Erbaş, Hazreti Peygamberin Medine’ye hicret ettiğinde ilk olarak Mescid-i Nebi’yi imar ve mamur ettiğine işaret ederek, din görevlilerinin de Hazreti Peygamberin bir varisi olarak görev yaptıkları camileri, mescitleri mamur etmeleri gerektiğini kaydetti. Her caminin bir mektep haline getirilmesi gerektiğine dikkati çeken Erbaş, “Buna mahallenin, şehrin, ülkenin, milletin ve ümmetin ihtiyacı var. Peygamber varisi olmak, onun yolundan yürümeyi gerektirir.” ifadelerini kullandı.
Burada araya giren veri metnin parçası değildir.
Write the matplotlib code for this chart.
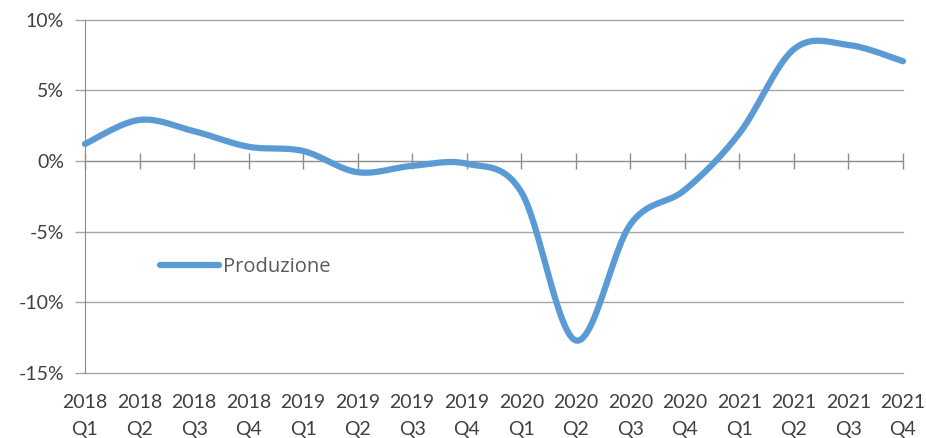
import numpy as np
import matplotlib
matplotlib.use('Agg')
import matplotlib.pyplot as plt
import matplotlib.transforms as mtransforms

# quarterly values, percent
years = ['2018', '2018', '2018', '2018', '2019', '2019', '2019', '2019',
         '2020', '2020', '2020', '2020', '2021', '2021', '2021', '2021']
quarters = ['Q1', 'Q2', 'Q3', 'Q4'] * 4
produzione = [1.2, 2.9, 2.1, 1.0, 0.7, -0.8, -0.35, -0.2,
              -2.2, -12.7, -4.5, -2.05, 1.95, 7.9, 8.2, 7.05]
y_ticks = [-15, -10, -5, 0, 5, 10]

LINE_COLOR = '#5b9bd5'
GRID_COLOR = '#a6a6a6'
AXIS_COLOR = '#8c8c8c'
TEXT_COLOR = '#404040'
TICK_FONT = ['Lato', 'DejaVu Sans']


def smooth(xs, ys, n=30):
    """Excel-like smoothed line (Catmull-Rom as cubic Bezier)."""
    xs = np.asarray(xs, float)
    ys = np.asarray(ys, float)
    px = np.concatenate([[xs[0]], xs, [xs[-1]]])
    py = np.concatenate([[ys[0]], ys, [ys[-1]]])
    out_x, out_y = [], []
    t = np.linspace(0, 1, n)
    for i in range(1, len(px) - 2):
        p0 = np.array([px[i], py[i]])
        p3 = np.array([px[i + 1], py[i + 1]])
        c1 = p0 + (np.array([px[i + 1], py[i + 1]]) - np.array([px[i - 1], py[i - 1]])) / 6
        c2 = p3 - (np.array([px[i + 2], py[i + 2]]) - np.array([px[i], py[i]])) / 6
        b = ((1 - t) ** 3)[:, None] * p0 + (3 * (1 - t) ** 2 * t)[:, None] * c1 \
            + (3 * (1 - t) * t ** 2)[:, None] * c2 + (t ** 3)[:, None] * p3
        out_x.extend(b[:, 0])
        out_y.extend(b[:, 1])
    return np.array(out_x), np.array(out_y)


fig = plt.figure(figsize=(9.26, 4.38), dpi=100)
ax = fig.add_axes([85 / 926, 1 - 373 / 438, (903 - 85) / 926, (373 - 19.5) / 438])

x = np.arange(len(produzione))
sx, sy = smooth(x, produzione)
ax.plot(sx, sy, color=LINE_COLOR, lw=4.5, solid_capstyle='round', label='Produzione',
        zorder=3, clip_on=False)

ax.set_xlim(0, len(produzione) - 1)
ax.set_ylim(-15, 10)

# horizontal gridlines
ax.set_yticks(y_ticks)
ax.set_yticklabels([f'{v}%' for v in y_ticks], family=TICK_FONT, fontsize=14, color=TEXT_COLOR)
ax.yaxis.grid(True, color=GRID_COLOR, lw=1)
for gl in ax.get_ygridlines():
    gl.set_clip_on(False)
ax.set_axisbelow(True)
ax.tick_params(axis='y', direction='out', length=7, width=1, color=GRID_COLOR, pad=8)

for s in ['top', 'right']:
    ax.spines[s].set_visible(False)
ax.spines['left'].set_color(AXIS_COLOR)
ax.spines['bottom'].set_color(AXIS_COLOR)
ax.spines['bottom'].set_position(('data', 0))

ax.set_xticks(x)
ax.set_xticklabels([])
ax.tick_params(axis='x', direction='inout', length=12, width=1, color=AXIS_COLOR)

# category labels below the plot area
trans = mtransforms.blended_transform_factory(ax.transData, ax.transAxes)
for i, (yr, q) in enumerate(zip(years, quarters)):
    ax.text(i, -0.058, f'{yr}\n{q}', transform=trans, ha='center', va='top',
            family=TICK_FONT, fontsize=14, color=TEXT_COLOR, linespacing=1.75)

leg = ax.legend(loc='center left', bbox_to_anchor=(0.092, 0.30), frameon=False,
                borderpad=0, borderaxespad=0, handlelength=2.9, handletextpad=0.2,
                prop={'family': ['Open Sans', 'DejaVu Sans'], 'size': 14.5})
for t in leg.get_texts():
    t.set_color('#595959')

fig.savefig('out.png', dpi=100)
Vekaletle Kurban Kesim Programıyla Türkiye’de ve dünyada milyonlarca mazluma ulaşıldığını aktaran Erbaş, şunları kaydetti: “Tüm hocalarımız sayesinde bu milletin sevgisini dünyanın 149 ülkesine kurban vesilesiyle ulaştırdınız. Allah hepinizden razı olsun. O, sadece bir parça eti bir fakirin masasına ulaştırma değil, Türkiye sevgisini ulaştırmaktır. Türkiye’nin, bu milletin büyüklüğünü Uganda’ya da, Tanzanya’ya da, Balkanlara da, Orta Asya’ya da, Güney Amerika’ya da, dünyanın neresinde fakir fukara insan varsa oralara da ulaştırma anlamına geliyor.”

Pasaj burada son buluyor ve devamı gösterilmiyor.